PlattenkritikenPressfrisch

AL NAVARRO – Monsters – Part One (EP)

~ 2021 (Independent) – Stil: Progressive Hard & Heavy ~


Ist die EP das Demo der Zukunft? Immer häufiger durchfluten EPs meine Öhrchen, die Gründe der Künstler dafür sind unterschiedlich. Doch in unseren digitalen Zeiten macht es durchaus Sinn, mit kürzeren Veröffentlichungsintervallen in dieser schnelllebigen Medienwelt präsent zu sein.

Ich muss gestehen, dass ich bei sinkender Aufmerksamkeitsspanne erheblich schneller den Zugang zum Werk erlange – bei gleichem Zeiteinsatz für Hören eines Longplayers. Dazu stellt sich bei mir altersbedingt die wohlige Erinnerung an die Zeit der Demos in Kassettenform ein, als man meist 6-Liederweise Sensationelles worshippen durfte, bis endlich irgendwann der lang ersehnte Longplayer erschien… und seien wir ehrlich: So geil ein Debüt war, krallte man sich gedanklich doch am Demo fest, da die Tracks regelrecht im Hirn einzementiert waren und feinste Abweichungen auf der Platte nicht ins Weltbild passten.

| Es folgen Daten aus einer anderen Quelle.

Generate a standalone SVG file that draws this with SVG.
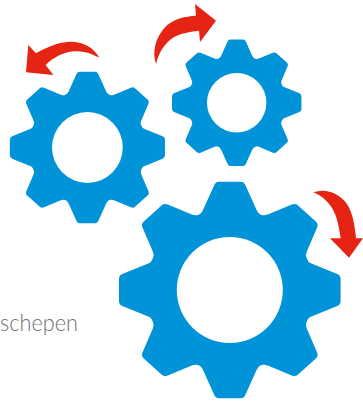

Doch genug davon, auch AL NAVARRO hat sich dazu entschieden, seinen neuen Output ´Monsters´ in zwei EPs zu splitten, was ich für eine gute Entscheidung halte, da sein starkes Full-Length-Album ´It’s Your Fault´ erst 2020 rauskam, er seitdem vor Ideen übersprüht und darüber hinaus an seiner Rock Oper ´Lucifer’s Odyssey´ arbeitet. Unser spanischer Freund Al hat es diesmal gut mit uns gemeint und verabreicht seine stilistisch vielfältigen Songs in zwei EP-Etappen mit jeweils 5 Songs, bevor er sich weiter um seine Rock Oper kümmert. Mit knapp 30 Minuten sprechen andere Künstler meist schon von Album, Al gibt sich da eher bescheiden.

Alles andere als kompositorisch bescheiden erweisen sich wieder mal seine Stücke. Diesmal hat sich Al für Nacho Ibanez (BIG MOUTHERS) am Mikro entschieden, der zwischen Geddy Lee und Dennis DeYoung ein wenig an unseren Andy Kuntz von VANDEN PLAS erinnert. Los geht’s mit ´Walking Down The Road´, welches mit dezenten Powermetal-Einsprengseln den Keyboard-Progrocker ebenso wie den Gitarren-Hardrocker erfreut – so wie zum Beispiel XILLA ebenfalls agieren. Danach Tanzschuhe an und… Elektronik genießen. Keine Angst, ´Falling Down´ entwickelt sich zum stampfend-treibenden Klassesong mit fetzigem Riffing in den Strophen, stimmungsvoller Akustikgitarre in der Bridge und überzeugt auch lyrisch mit allem, was den Progmetaller aufhorchen lässt. Würden sich meine geliebten DIVIDING HORIZONS heutzutage so anhören?

 

Trashing all the corners, losing common sense, once again.
Money blinds the truth, we are crossing the red line no one cares…
Calling all stations, asking for some help, don’t run away.
So much information that we don’t know what is real or not.

 

Das eingängige ´The Observer´ lebt von seinem Hardrock-Hook und besticht durch ein lebenshungriges, positives Feeling im rockhymnenartigen Refrain – wie es einst die ´Lust For Life´ von GAMMA RAY hervorrief. Innerhalb des Songs spannt Al die Brücke von balladesken Momenten bis hin zur heavy Power. ´Time To Breathe´ ist ein Goldstück aus der PAIN OF SALVATION-Schatzkiste, das die großen Momente von melancholischen VANDEN PLAS feiert. Auch das namensgebende Titelstück ´Monsters´ erfreut zu Beginn mit QUEENSRYCHE-Gitarrenharmonien und verwandelt sich vom Ungeheuer über neoproggige Wege in eine anmutige Metalperle, die sich in ein wahres Epos auswächst und einen Vorgeschmack darauf bietet, wie wunderbar eine Rock-Opera aus dem Hause AL NAVARRO klingen könnte!

Das erste der beiden ´Monsters´ überzeugt auf ganzer Linie durch ideenreichen, progressiven Hard & Heavy mit Twists und Turns, die man zu Beginn des jeweiligen Songs nicht vorausahnen kann und somit Al weiterhin auf der Einkaufsliste verwöhnter Musikfans platziert. Muchas gracias!